### [DIRECTION]
From the records below, pull each line that has "this".

### [RECORDS]

┄┄┄┄┄┄

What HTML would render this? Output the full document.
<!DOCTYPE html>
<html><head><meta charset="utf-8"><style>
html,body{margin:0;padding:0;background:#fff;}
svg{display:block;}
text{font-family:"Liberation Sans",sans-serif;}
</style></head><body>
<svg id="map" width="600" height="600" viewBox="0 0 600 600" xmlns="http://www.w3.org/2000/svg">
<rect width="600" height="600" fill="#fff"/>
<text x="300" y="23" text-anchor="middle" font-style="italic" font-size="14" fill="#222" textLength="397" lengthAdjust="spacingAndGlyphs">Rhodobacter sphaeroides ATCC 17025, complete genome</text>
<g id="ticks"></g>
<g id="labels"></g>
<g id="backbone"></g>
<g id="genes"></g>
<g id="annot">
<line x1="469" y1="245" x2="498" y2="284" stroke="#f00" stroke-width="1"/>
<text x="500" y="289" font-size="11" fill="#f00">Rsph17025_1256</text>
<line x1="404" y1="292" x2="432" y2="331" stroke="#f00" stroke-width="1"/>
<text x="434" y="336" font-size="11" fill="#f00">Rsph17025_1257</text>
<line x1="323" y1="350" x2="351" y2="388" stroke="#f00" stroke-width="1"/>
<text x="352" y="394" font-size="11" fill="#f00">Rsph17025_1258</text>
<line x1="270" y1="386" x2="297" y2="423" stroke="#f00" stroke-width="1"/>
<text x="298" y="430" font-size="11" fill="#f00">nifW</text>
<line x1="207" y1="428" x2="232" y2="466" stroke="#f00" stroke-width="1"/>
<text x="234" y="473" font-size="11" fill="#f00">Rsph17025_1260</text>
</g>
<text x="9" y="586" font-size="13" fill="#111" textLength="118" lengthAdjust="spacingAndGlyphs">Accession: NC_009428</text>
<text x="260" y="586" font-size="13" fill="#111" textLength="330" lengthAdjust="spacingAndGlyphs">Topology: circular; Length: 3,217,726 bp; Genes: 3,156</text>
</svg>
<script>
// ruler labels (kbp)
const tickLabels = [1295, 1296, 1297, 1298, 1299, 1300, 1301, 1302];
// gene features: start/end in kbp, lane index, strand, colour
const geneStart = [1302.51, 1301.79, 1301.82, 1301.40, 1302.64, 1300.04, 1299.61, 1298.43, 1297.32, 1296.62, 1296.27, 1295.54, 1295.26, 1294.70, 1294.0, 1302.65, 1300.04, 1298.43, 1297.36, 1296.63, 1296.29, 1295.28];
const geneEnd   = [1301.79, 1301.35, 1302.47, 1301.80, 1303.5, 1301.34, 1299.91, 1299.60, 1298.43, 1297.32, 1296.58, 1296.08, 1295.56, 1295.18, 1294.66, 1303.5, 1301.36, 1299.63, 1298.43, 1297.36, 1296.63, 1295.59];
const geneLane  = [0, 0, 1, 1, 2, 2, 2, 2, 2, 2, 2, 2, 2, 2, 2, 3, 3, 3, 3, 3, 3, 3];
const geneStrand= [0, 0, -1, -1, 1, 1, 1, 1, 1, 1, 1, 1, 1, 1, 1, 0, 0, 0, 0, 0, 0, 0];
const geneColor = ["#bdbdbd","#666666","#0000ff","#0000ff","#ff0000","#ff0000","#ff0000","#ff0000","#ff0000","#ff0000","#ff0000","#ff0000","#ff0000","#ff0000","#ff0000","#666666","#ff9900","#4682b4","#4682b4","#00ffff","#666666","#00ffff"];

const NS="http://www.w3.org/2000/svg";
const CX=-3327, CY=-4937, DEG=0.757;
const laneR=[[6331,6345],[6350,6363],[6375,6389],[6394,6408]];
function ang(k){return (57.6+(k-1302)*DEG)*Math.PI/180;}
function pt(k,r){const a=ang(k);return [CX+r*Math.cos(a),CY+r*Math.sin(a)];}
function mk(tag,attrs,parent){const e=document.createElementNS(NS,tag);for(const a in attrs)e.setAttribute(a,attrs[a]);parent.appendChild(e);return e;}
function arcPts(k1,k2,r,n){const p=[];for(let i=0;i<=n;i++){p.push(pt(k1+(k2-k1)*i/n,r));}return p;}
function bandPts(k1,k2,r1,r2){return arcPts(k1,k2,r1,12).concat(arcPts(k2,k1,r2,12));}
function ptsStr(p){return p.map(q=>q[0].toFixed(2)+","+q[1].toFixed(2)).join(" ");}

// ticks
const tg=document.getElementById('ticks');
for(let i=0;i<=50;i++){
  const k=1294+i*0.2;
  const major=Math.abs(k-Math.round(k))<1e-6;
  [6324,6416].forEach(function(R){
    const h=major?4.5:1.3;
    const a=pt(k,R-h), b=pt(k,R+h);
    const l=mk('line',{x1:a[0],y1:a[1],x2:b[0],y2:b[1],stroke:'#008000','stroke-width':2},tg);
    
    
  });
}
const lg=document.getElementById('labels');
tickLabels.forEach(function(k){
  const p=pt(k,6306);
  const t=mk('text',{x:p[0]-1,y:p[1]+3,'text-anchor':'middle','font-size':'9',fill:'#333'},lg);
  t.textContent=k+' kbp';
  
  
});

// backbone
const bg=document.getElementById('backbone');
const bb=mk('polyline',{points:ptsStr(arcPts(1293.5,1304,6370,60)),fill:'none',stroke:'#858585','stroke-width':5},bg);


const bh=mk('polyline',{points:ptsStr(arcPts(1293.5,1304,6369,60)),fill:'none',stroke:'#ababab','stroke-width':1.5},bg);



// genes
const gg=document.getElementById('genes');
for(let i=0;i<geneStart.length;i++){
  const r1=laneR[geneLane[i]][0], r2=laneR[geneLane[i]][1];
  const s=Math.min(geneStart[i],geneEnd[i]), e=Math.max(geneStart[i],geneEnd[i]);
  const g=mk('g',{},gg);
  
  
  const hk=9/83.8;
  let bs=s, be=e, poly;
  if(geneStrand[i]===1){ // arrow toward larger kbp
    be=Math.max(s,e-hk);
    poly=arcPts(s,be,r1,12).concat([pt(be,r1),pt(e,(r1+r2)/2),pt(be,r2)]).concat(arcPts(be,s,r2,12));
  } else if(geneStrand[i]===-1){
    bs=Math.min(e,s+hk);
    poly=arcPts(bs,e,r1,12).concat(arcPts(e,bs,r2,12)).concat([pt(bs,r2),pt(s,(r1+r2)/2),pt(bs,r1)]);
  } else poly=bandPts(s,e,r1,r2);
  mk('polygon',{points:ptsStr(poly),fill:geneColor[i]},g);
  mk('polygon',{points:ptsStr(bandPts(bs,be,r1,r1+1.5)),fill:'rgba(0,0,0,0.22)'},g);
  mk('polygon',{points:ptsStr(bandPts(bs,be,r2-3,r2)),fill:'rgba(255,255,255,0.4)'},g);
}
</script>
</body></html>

┄┄┄┄┄┄

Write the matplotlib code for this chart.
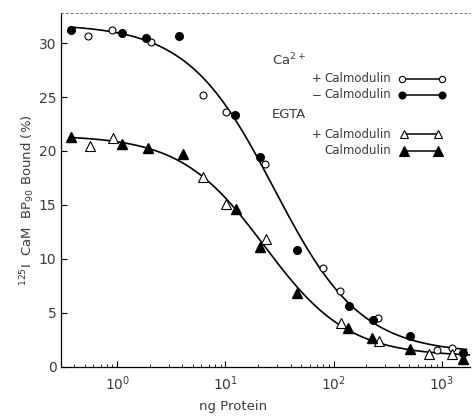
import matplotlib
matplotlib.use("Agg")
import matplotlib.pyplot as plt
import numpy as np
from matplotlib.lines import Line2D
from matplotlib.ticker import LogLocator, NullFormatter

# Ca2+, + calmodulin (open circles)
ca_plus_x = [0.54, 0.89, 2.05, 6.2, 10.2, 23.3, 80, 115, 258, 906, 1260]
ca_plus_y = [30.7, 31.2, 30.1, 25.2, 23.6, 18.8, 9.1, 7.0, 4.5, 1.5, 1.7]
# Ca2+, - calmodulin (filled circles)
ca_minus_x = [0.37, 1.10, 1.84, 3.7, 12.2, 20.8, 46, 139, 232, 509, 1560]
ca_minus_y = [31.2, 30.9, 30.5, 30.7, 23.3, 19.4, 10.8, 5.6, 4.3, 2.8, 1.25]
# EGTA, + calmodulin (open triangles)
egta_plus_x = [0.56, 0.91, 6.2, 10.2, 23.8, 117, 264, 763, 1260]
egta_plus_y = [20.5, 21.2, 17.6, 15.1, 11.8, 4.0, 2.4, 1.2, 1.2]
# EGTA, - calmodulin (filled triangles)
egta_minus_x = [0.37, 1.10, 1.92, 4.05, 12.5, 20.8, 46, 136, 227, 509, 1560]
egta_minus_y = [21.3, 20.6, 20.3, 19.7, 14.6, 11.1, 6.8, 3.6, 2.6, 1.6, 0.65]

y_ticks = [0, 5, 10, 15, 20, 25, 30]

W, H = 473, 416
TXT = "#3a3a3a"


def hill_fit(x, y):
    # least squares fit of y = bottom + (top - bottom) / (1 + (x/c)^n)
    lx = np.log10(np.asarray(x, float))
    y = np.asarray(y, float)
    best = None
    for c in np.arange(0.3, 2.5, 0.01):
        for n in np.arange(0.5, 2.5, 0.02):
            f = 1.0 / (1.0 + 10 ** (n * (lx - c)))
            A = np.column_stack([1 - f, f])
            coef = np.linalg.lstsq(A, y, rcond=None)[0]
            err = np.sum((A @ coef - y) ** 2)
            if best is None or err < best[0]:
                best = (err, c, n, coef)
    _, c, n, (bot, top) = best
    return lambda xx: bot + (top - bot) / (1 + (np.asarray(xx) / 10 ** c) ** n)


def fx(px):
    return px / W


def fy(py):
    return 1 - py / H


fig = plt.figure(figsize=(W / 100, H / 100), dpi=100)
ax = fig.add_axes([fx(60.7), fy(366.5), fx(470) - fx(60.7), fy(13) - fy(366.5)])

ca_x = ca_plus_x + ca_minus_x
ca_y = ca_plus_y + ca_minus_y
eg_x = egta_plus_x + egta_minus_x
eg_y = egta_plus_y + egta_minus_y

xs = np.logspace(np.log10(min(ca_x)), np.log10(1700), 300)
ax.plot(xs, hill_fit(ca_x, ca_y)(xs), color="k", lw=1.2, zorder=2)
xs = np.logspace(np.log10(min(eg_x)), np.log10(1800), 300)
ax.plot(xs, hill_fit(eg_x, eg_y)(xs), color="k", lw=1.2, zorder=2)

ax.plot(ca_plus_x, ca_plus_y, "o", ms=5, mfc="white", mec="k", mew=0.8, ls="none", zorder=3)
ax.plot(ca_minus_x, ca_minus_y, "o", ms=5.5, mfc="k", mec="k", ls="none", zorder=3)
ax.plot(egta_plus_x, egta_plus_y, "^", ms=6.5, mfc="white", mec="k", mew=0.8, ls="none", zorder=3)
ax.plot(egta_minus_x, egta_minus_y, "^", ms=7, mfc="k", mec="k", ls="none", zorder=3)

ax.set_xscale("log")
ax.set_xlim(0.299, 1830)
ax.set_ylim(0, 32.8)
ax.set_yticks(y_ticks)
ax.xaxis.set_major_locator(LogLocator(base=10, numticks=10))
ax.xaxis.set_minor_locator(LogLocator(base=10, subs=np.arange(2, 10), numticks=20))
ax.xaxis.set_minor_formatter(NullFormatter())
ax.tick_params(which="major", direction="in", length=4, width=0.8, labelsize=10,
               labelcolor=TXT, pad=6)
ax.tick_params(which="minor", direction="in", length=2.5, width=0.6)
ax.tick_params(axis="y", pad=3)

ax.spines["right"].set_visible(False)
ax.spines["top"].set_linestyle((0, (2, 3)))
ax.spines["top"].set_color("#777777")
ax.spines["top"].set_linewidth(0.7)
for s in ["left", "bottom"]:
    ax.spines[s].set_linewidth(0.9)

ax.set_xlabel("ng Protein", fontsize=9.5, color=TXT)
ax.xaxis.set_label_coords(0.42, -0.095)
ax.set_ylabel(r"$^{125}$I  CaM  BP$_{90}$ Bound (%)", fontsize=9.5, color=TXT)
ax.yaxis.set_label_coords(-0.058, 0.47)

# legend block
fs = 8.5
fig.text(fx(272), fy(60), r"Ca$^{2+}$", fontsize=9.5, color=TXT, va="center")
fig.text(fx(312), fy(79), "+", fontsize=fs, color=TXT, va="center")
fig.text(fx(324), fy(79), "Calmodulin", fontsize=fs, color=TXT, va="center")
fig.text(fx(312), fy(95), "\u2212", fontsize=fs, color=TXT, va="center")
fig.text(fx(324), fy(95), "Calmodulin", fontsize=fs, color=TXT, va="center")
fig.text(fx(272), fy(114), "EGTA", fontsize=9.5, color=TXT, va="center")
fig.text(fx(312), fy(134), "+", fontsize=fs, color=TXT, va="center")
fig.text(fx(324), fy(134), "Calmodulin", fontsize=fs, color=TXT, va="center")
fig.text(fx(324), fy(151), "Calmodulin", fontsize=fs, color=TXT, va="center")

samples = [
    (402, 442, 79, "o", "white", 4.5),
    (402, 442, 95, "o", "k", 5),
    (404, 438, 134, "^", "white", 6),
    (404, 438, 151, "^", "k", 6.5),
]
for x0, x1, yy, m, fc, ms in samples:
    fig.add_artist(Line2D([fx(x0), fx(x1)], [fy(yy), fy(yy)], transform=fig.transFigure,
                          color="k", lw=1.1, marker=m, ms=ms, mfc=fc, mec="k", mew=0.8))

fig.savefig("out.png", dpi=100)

┄┄┄┄┄┄

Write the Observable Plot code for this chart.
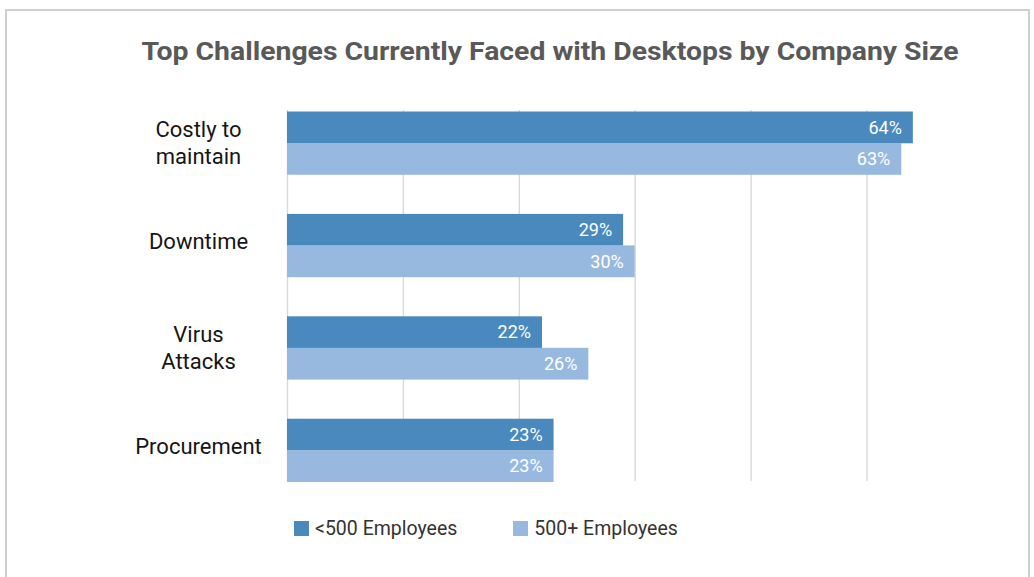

┄┄┄┄┄┄

### [RESPONSE BELOW]
What HTML would render this? Output the full document.
Write the matplotlib code for this chart.
Write the Observable Plot code for this chart.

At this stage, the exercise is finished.